Yen Falls From 3-Month High Versus Euro as Risk Aversion Abates

Aug. 1 (Bloomberg) -- The yen fell from a three-month high versus the euro after U.S. stocks rallied, allaying concern that losses in subprime mortgages will hurt credit markets and growth.

The Japanese currency earlier gained against the euro and dollar as investors cut riskier assets funded by loans in Japan, a practice known as the carry trade. At 0.5 percent, Japan has the lowest interest rate among industrialized nations. The U.S. subprime debacle has led traders to sell stocks and bonds in countries such as Turkey, Iceland and Brazil.
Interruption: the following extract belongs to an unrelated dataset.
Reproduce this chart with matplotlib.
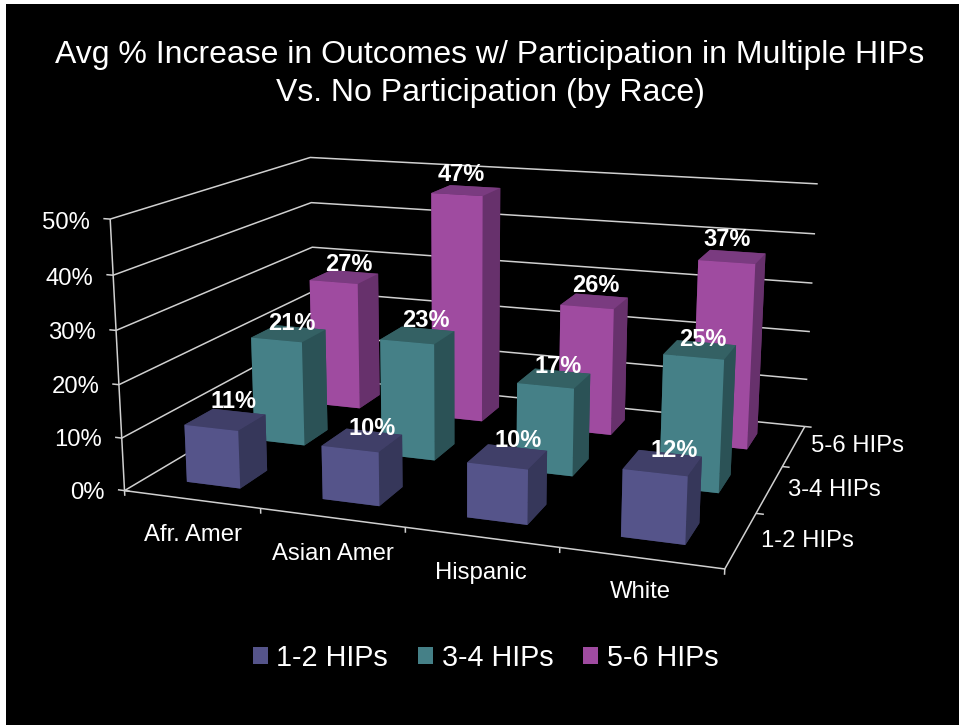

``We are seeing a temporary relief after the sell-off overnight in riskier assets,'' said Samarjit Shankar, director of global strategy for the foreign exchange group in Boston at Bank of New York Mellon. ``The market is reassessing the contagion from the credit market. It isn't clear how bad the subprime problem is and its impact on other sectors.''

The yen declined 0.3 percent to 162.71 per euro at 10:22 a.m. in New York. The Japanese currency earlier touched 160.47, the strongest since April 24. The yen also traded at 118.70 per dollar, from 118.61 yesterday. The Japanese currency earlier climbed to 117.60 per dollar, breaching the 118 level for the first time since April 19.